# Thermaltake Element T



## Darksaber (Jul 3, 2009)

The Element T is the most affordable case in the Element family from Thermaltake. It aims to please both the the professional user and the mainstream gamer. This is certainly no easy task, but he case has space for up to six hard drives, an excellent construction and clean looks along with a large red LED fan up top.

*Show full review*


----------



## WarEagleAU (Jul 13, 2009)

Awesome review as always DS. What is with that funky section design on the left hand side (front view) where it looks like the ODs go?


----------



## cdawall (Jul 13, 2009)

can you fit a PA160 rad in the top were the retarded 200mm fan is?


----------



## GAR (Jul 13, 2009)

Why Thermaltake is copying Antec, first the 900 and now this, they even messed up the Armor, which was one of my fav cases before, Thermaltake really needs a miracle or i see them going out of business.

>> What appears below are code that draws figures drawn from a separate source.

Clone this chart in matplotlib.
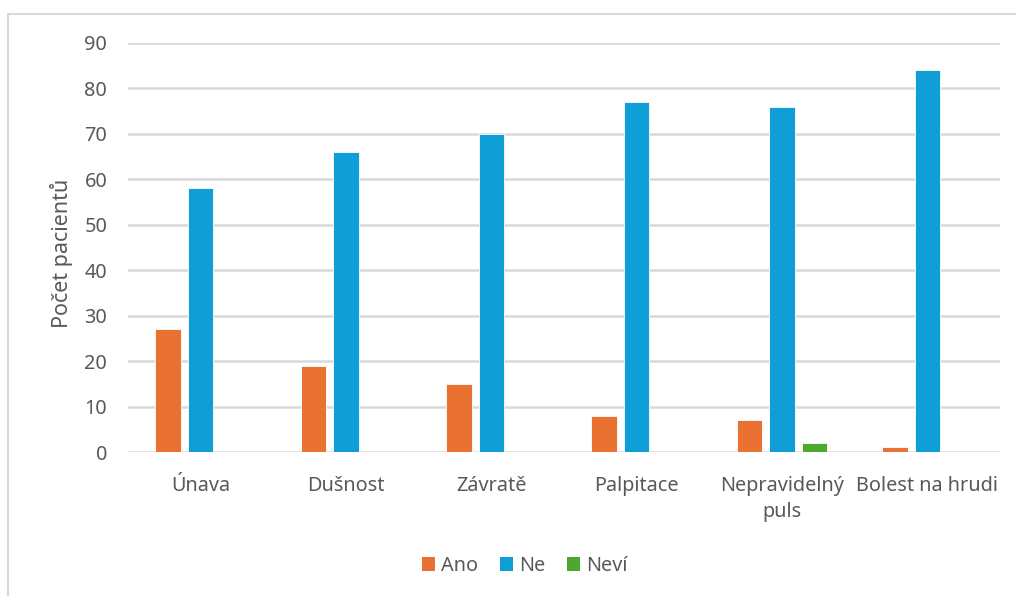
import matplotlib
matplotlib.use("Agg")
import matplotlib.pyplot as plt
from matplotlib.patches import Rectangle, Patch
import numpy as np

categories = ["Únava", "Dušnost", "Závratě", "Palpitace", "Nepravidelný\npuls", "Bolest na hrudi"]
ano = [27, 19, 15, 8, 7, 1]
ne = [58, 66, 70, 77, 76, 84]
nevi = [0, 0, 0, 0, 2, 0]
series_names = ["Ano", "Ne", "Neví"]
colors = ["#E97132", "#0F9ED5", "#4EA72E"]
yticks = [0, 10, 20, 30, 40, 50, 60, 70, 80, 90]

text_color = "#595959"
grid_color = "#D9D9D9"
plt.rcParams["font.family"] = ["Noto Sans", "DejaVu Sans"]
fs = 14.3

W, H = 1016, 596
fig = plt.figure(figsize=(W / 100, H / 100), dpi=100)
ax = fig.add_axes([128 / W, 144 / H, (1000 - 128) / W, (553 - 144) / H])

x = np.arange(len(categories))
step = 0.224
width = 0.176
for i, (vals, name, col) in enumerate(zip([ano, ne, nevi], series_names, colors)):
    ax.bar(x + (i - 1) * step, vals, width=width, color=col, edgecolor="white",
           linewidth=0.6, label=name, zorder=3)

ax.set_xlim(-0.5, len(categories) - 0.5)
ax.set_ylim(0, 90)
ax.set_yticks(yticks)
ax.set_yticklabels([str(v) for v in yticks], fontsize=fs, color=text_color)
ax.set_xticks(x)
ax.set_xticklabels(categories, fontsize=fs, color=text_color, linespacing=1.45)
ax.tick_params(axis="both", length=0)
ax.tick_params(axis="y", pad=15)
ax.tick_params(axis="x", pad=17)
ax.yaxis.grid(True, color=grid_color, linewidth=1.8, zorder=0)
ax.set_axisbelow(True)
for s in ax.spines.values():
    s.set_visible(False)

ax.set_ylabel("Počet pacientů", fontsize=15.5, color=text_color)
ax.yaxis.set_label_coords(-55 / 872, 0.485)

handles = [Patch(facecolor=c, edgecolor="none") for c in colors]
fig.legend(handles, series_names, loc="center", bbox_to_anchor=(525 / W, 1 - 566 / H),
           ncol=3, frameon=False, fontsize=fs, labelcolor=text_color,
           handlelength=0.65, handleheight=0.65, handletextpad=0.3, columnspacing=1.1)

fig.patches.append(Rectangle((8 / W, -0.1), 1.2, 1 - 14 / H + 0.1, transform=fig.transFigure,
                             facecolor="none", edgecolor="#D9D9D9", linewidth=1.5))

fig.savefig("out.png", dpi=100, facecolor="white")
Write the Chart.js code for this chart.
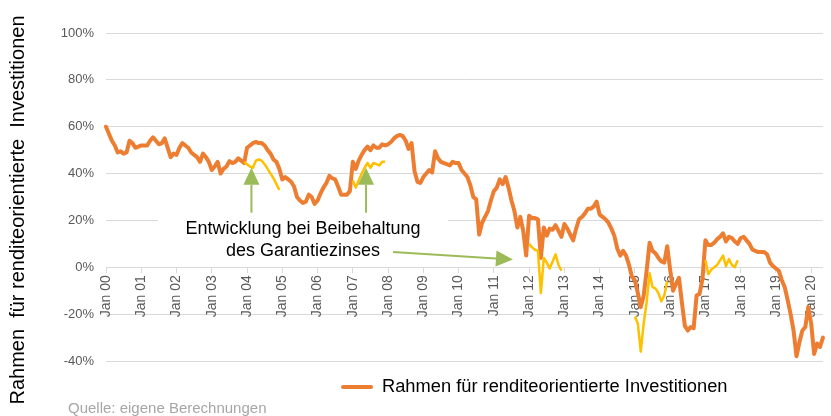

Nothing from them recently has been interesting.


----------



## Soylent Joe (Jul 13, 2009)

I like the Element G and S a lot better. This one is kinda bland.


----------



## Bjorn_Of_Iceland (Jul 15, 2009)

you can mount a 2x 120 rad in the front bays from the looks of it..


----------



## sanxx (Jul 21, 2009)

I just bought this case and I actualy like it a lot! In my opinion in this price range the element T case is on of the best. But I agree to that the element G and S also look very nice . But first i am going to enjoy this one


----------